How To Keep Your Android Phone Safe, According To Google: 4 Tips To Keep Attackers Out
In the spirit of Safer Internet Day, Google pushed out a blogpost sharing four tips on how to keep Android devices safe from attackers.
"With the amount that we do online, from working to learning, shopping to connecting, online security is a critical piece of our everyday life," says Google. "That’s why we build multiple lines of defense in Android to make the Internet safer for over a billion users."
It adds that even with these layers of protection to make certain that Android users are safeguarded from cybercriminals, it is still best to take some additional precautions to be "super safe."
Four Android Security Tips
Here is the list of security tips Android users should religiously follow to keep attackers out.
1. Use Google Play When Looking For Apps
Google highly recommends you to download and install apps straight from the Google Play Store. It notes that prior to being published on the Play Store, the apps go through extensive checking by means of an assortment of methods to ensure developers adhere to all of its policies. Should Google find apps that violate its policies, these then will be blocked from the app store and the developers may be banned.
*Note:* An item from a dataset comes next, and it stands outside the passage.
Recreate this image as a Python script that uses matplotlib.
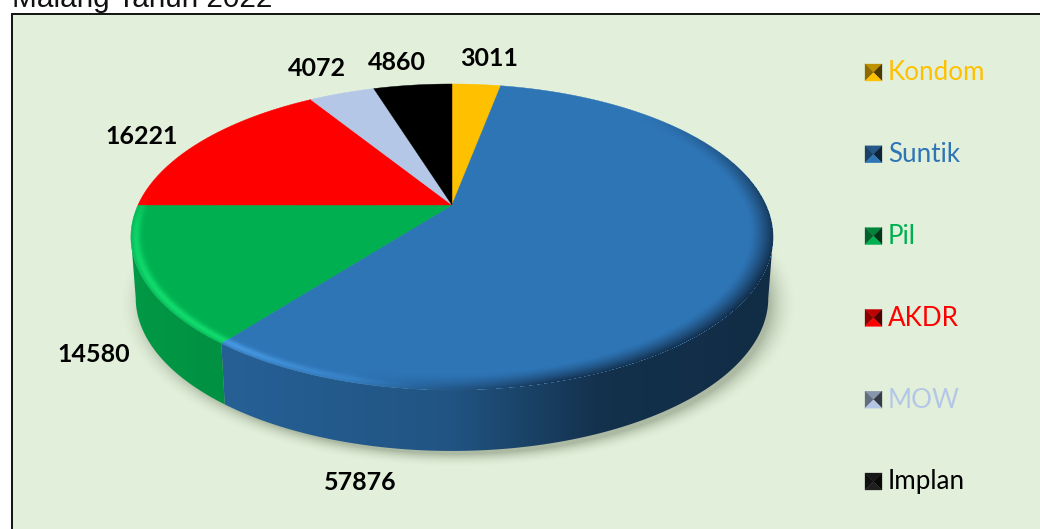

It is likewise worth mentioning that the Android Security Team manually reviews all the suspicious apps that pose harm on users. To keep Android devices as safe as possible, Google says that the team continues to keep monitoring even after apps are downloaded.
2. Set Your Phone's Screen Lock And Enable Android Device Manager
Google also recommends that users set a screen lock. Should you lose your handset, for instance, the screen lock would prevent other people from accessing it along with the important information and files in it.
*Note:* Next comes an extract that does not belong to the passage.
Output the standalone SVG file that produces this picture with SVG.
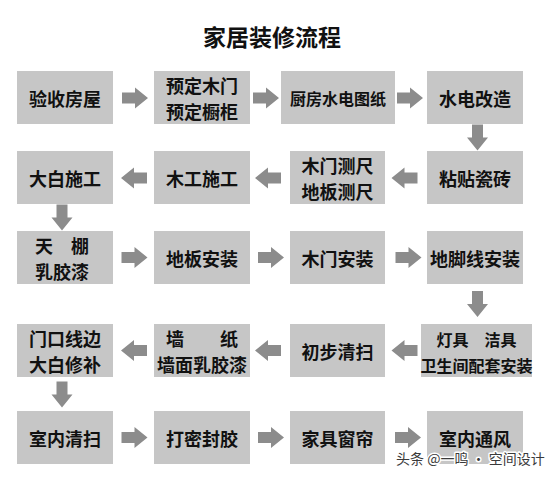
<svg xmlns="http://www.w3.org/2000/svg" xmlns:xlink="http://www.w3.org/1999/xlink" width="550" height="477" viewBox="0 0 550 477">
  <style>
    .box { fill: #c6c6c6; }
    .t { font-family: "Noto Sans CJK SC", "Noto Sans", sans-serif; font-weight: bold; font-size: 18px; fill: #111; text-anchor: middle; dominant-baseline: central; }
    .s16 { font-size: 16px; }
    .title { font-family: "Noto Sans CJK SC", "Noto Sans", sans-serif; font-weight: bold; font-size: 23px; fill: #111; text-anchor: middle; dominant-baseline: central; }
    .arrow { fill: #8c8c8c; }
    .wm { font-family: "Noto Sans CJK SC", "Noto Sans", sans-serif; font-size: 14px; fill: #3a3a3a; stroke: #ffffff; stroke-width: 3px; paint-order: stroke; stroke-linejoin: round; dominant-baseline: central; }
  </style>
  <defs>
    <path id="ar" d="M-13,-5.5 H0 V-10.5 L13,0 L0,10.5 V5.5 H-13 Z"/>
  </defs>
  <rect width="550" height="477" fill="#ffffff"/>

  <text class="title" x="272" y="36">家居装修流程</text>

  <!-- Row 1 -->
  <g id="n1"><rect class="box" x="17" y="71" width="96" height="53"/><text class="t" x="65" y="97.5">验收房屋</text></g>
  <g id="n2"><rect class="box" x="154" y="71" width="96" height="53"/><text class="t" x="202" y="85">预定木门</text><text class="t" x="202" y="111">预定橱柜</text></g>
  <g id="n3"><rect class="box" x="281" y="71" width="114" height="53"/><text class="t s16" x="338" y="97.5">厨房水电图纸</text></g>
  <g id="n4"><rect class="box" x="427" y="71" width="96" height="53"/><text class="t" x="475" y="97.5">水电改造</text></g>

  <!-- Row 2 -->
  <g id="n5"><rect class="box" x="427" y="151" width="96" height="53"/><text class="t" x="475" y="177.5">粘贴瓷砖</text></g>
  <g id="n6"><rect class="box" x="290" y="151" width="95" height="53"/><text class="t" x="337.5" y="165">木门测尺</text><text class="t" x="337.5" y="191">地板测尺</text></g>
  <g id="n7"><rect class="box" x="154" y="151" width="96" height="53"/><text class="t" x="202" y="177.5">木工施工</text></g>
  <g id="n8"><rect class="box" x="17" y="151" width="96" height="53"/><text class="t" x="65" y="177.5">大白施工</text></g>

  <!-- Row 3 -->
  <g id="n9"><rect class="box" x="17" y="231" width="96" height="53"/><text class="t" x="62" y="244.5">天　棚</text><text class="t" x="62" y="270.5">乳胶漆</text></g>
  <g id="n10"><rect class="box" x="154" y="231" width="96" height="53"/><text class="t" x="202" y="257.5">地板安装</text></g>
  <g id="n11"><rect class="box" x="290" y="231" width="95" height="53"/><text class="t" x="337.5" y="257.5">木门安装</text></g>
  <g id="n12"><rect class="box" x="427" y="231" width="96" height="53"/><text class="t" x="475" y="257.5">地脚线安装</text></g>

  <!-- Row 4 -->
  <g id="n13"><rect class="box" x="421" y="324" width="111" height="53"/><text class="t s16" x="476.5" y="338.5">灯具　洁具</text><text class="t s16" x="476.5" y="365">卫生间配套安装</text></g>
  <g id="n14"><rect class="box" x="290" y="324" width="95" height="53"/><text class="t" x="337.5" y="350.5">初步清扫</text></g>
  <g id="n15"><rect class="box" x="154" y="324" width="96" height="53"/><text class="t" x="202" y="338">墙　　纸</text><text class="t" x="202" y="364">墙面乳胶漆</text></g>
  <g id="n16"><rect class="box" x="17" y="324" width="96" height="53"/><text class="t" x="65" y="338">门口线边</text><text class="t" x="65" y="364">大白修补</text></g>

  <!-- Row 5 -->
  <g id="n17"><rect class="box" x="17" y="411" width="96" height="53"/><text class="t" x="65" y="437.5">室内清扫</text></g>
  <g id="n18"><rect class="box" x="154" y="411" width="96" height="53"/><text class="t" x="202" y="437.5">打密封胶</text></g>
  <g id="n19"><rect class="box" x="290" y="411" width="95" height="53"/><text class="t" x="337.5" y="437.5">家具窗帘</text></g>
  <g id="n20"><rect class="box" x="427" y="411" width="96" height="53"/><text class="t" x="475" y="437.5">室内通风</text></g>

  <!-- Connectors -->
  <g id="connectors" class="arrow">
    <use xlink:href="#ar" transform="translate(135,98)"/>
    <use xlink:href="#ar" transform="translate(266,98)"/>
    <use xlink:href="#ar" transform="translate(410,98)"/>
    <use xlink:href="#ar" transform="translate(477.5,137.5) rotate(90)"/>
    <use xlink:href="#ar" transform="translate(404.5,178) rotate(180)"/>
    <use xlink:href="#ar" transform="translate(268,178) rotate(180)"/>
    <use xlink:href="#ar" transform="translate(134,178) rotate(180)"/>
    <use xlink:href="#ar" transform="translate(62,217.5) rotate(90)"/>
    <use xlink:href="#ar" transform="translate(134.5,257.5)"/>
    <use xlink:href="#ar" transform="translate(271,257.5)"/>
    <use xlink:href="#ar" transform="translate(408.5,257.5)"/>
    <use xlink:href="#ar" transform="translate(477.5,304) rotate(90)"/>
    <use xlink:href="#ar" transform="translate(404.5,350.5) rotate(180)"/>
    <use xlink:href="#ar" transform="translate(268,350.5) rotate(180)"/>
    <use xlink:href="#ar" transform="translate(134,350.5) rotate(180)"/>
    <use xlink:href="#ar" transform="translate(62,394.5) rotate(90)"/>
    <use xlink:href="#ar" transform="translate(134.5,437.5)"/>
    <use xlink:href="#ar" transform="translate(271,437.5)"/>
    <use xlink:href="#ar" transform="translate(408,437.5)"/>
  </g>

  <text class="wm" x="396" y="458">头条 @一鸣 · 空间设计</text>
</svg>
Moreover, the Android Device Manager should be activated so in case you lose your phone, you can still remotely locate, lock or wipe it. All Android devices are preloaded with this feature. To enable it, head on over to the Google Settings app underneath the Security section.
3. Make Sure Your Device Is Encrypted
Google advises Android users to make sure that their devices are encrypted. Encryption is significant as it safeguards your data by means of storing it in an unreadable form. This means that if your phone is lost, your personal information is still protected.
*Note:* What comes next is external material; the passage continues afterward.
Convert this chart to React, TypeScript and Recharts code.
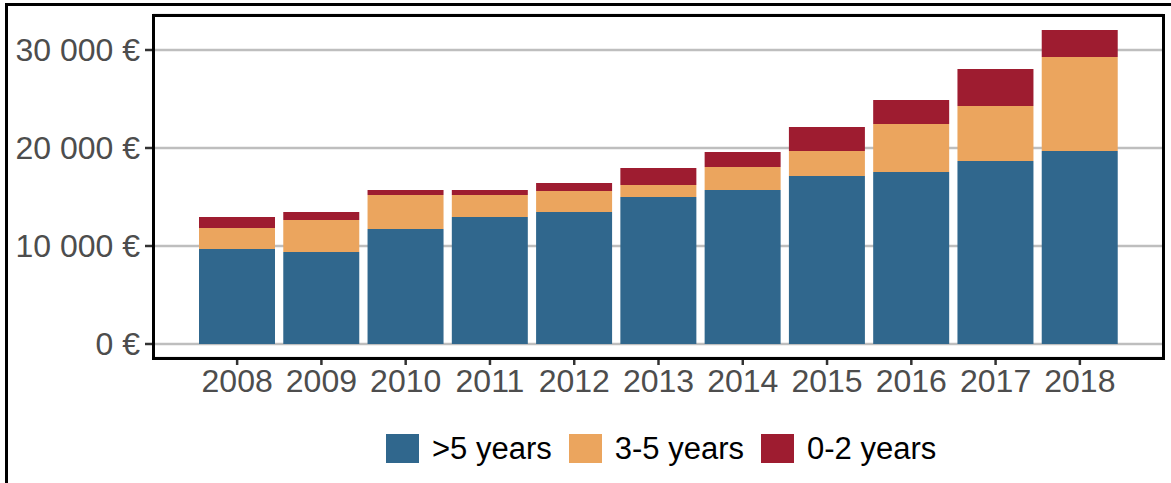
import { BarChart, Bar, XAxis, YAxis, CartesianGrid } from 'recharts';

const YEARS = ['2008', '2009', '2010', '2011', '2012', '2013', '2014', '2015', '2016', '2017', '2018'];
const OVER_5_YEARS = [9700, 9390, 11730, 12960, 13470, 15000, 15710, 17140, 17550, 18670, 19690];
const YEARS_3_5 = [2140, 3260, 3470, 2240, 2140, 1220, 2350, 2550, 4900, 5620, 9600];
const YEARS_0_2 = [1120, 820, 510, 510, 820, 1740, 1530, 2450, 2450, 3770, 2750];
const Y_TICKS = [0, 10000, 20000, 30000];
const SERIES_KEYS = ['over5', 'mid', 'recent'];
const SERIES_NAMES = ['>5 years', '3-5 years', '0-2 years'];

const COLORS: Record<string, string> = {
  over5: '#30678D',
  mid: '#EBA55E',
  recent: '#9E1C30',
};

const WIDTH = 1171;
const HEIGHT = 483;
const MARGIN = { top: 15, right: 8, bottom: 75, left: 0 };
const Y_AXIS_WIDTH = 153;
const X_AXIS_HEIGHT = 50;
const FONT = '"Liberation Sans", Arial, sans-serif';

const data = YEARS.map((year, i) => ({
  year,
  over5: OVER_5_YEARS[i],
  mid: YEARS_3_5[i],
  recent: YEARS_0_2[i],
}));

const formatEuro = (v: number) => String(v).replace(/\B(?=(\d{3})+(?!\d))/g, ' ') + ' €';

export default function App() {
  const plotLeft = MARGIN.left + Y_AXIS_WIDTH;
  const plotTop = MARGIN.top;
  const plotRight = WIDTH - MARGIN.right;
  const plotBottom = HEIGHT - MARGIN.bottom - X_AXIS_HEIGHT;
  const border = 3;

  return (
    <div style={{ position: 'absolute', left: 0, top: 0, width: WIDTH, height: HEIGHT, background: '#fff', overflow: 'hidden', fontFamily: FONT }}>
      {/* outer frame (top + left edges visible) */}
      <div
        style={{
          position: 'absolute',
          left: 5,
          top: 3,
          width: WIDTH + 20,
          height: HEIGHT + 20,
          borderTop: `${border}px solid #000`,
          borderLeft: `${border}px solid #000`,
        }}
      />

      <div style={{ position: 'absolute', left: 0, top: 0 }}>
        <BarChart width={WIDTH} height={HEIGHT} data={data} margin={MARGIN}>
          <CartesianGrid vertical={false} stroke="#BEBEBE" strokeWidth={2.5} strokeDasharray="" />
          <XAxis
            dataKey="year"
            height={X_AXIS_HEIGHT}
            padding={{ left: 42, right: 41 }}
            axisLine={false}
            tickLine={{ stroke: '#333', strokeWidth: 2.5 }}
            tickSize={7}
            tickMargin={4}
            tick={{ fill: '#4D4D4D', fontSize: 32, fontFamily: FONT }}
            interval={0}
          />
          <YAxis
            width={Y_AXIS_WIDTH}
            domain={[-1429, 33571]}
            ticks={Y_TICKS}
            allowDataOverflow
            axisLine={false}
            tickLine={{ stroke: '#333', strokeWidth: 2.5 }}
            tickSize={8}
            tickMargin={5}
            tickFormatter={formatEuro}
            tick={{ fill: '#4D4D4D', fontSize: 32, fontFamily: FONT }}
          />
          {SERIES_KEYS.map((key) => (
            <Bar key={key} dataKey={key} stackId="a" fill={COLORS[key]} barSize={76} isAnimationActive={false} />
          ))}
        </BarChart>
      </div>

      {/* panel border */}
      <div
        style={{
          position: 'absolute',
          left: plotLeft - border / 2,
          top: plotTop - border / 2,
          width: plotRight - plotLeft + border,
          height: plotBottom - plotTop + border,
          border: `${border}px solid #000`,
          boxSizing: 'border-box',
          pointerEvents: 'none',
        }}
      />

      {/* Legend */}
      <div style={{ position: 'absolute', left: 386, top: 434, display: 'flex', alignItems: 'center' }}>
        {SERIES_KEYS.map((key, i) => (
          <div key={key} style={{ display: 'flex', alignItems: 'center', marginRight: 17 }}>
            <div style={{ width: 33, height: 29, backgroundColor: COLORS[key], marginRight: 13 }}></div>
            <span style={{ fontSize: 31, color: '#000', lineHeight: '29px' }}>{SERIES_NAMES[i]}</span>
          </div>
        ))}
      </div>
    </div>
  );
}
To activate encryption, go to the Settings menu. Look for the Security section and tap "Encrypt phone" or "Encrypt tablet" underneath Encryption. If you, however, own a Nexus 5X or a Nexus 6P, there is no need to manually set it as these phones are already encrypted by default.
4. Manage Your App Permissions
The apps you install on your Android device should not be able to access other stored data, such as your location or photos, unless you grant them permission. You need to know the permissions that you grant your apps.
If you own a device running on Android Marshmallow, you can manage the app's permissions by heading to Settings, hitting Apps and choosing an app from the list of installed apps. The list of all the permissions that the app has access to should now show up. Now, toggle on and off every single permission. If you own a device running an older operating system, a list of permissions will pop up before installing or updating an app.
There's no denying the Android OS has been susceptible to quite a few attacks and security flaws. While Google is doing its best to guarantee that Android remains safe and secure for its more than 1 billion users across the globe, it is still prudent to follow the tips Google has provided.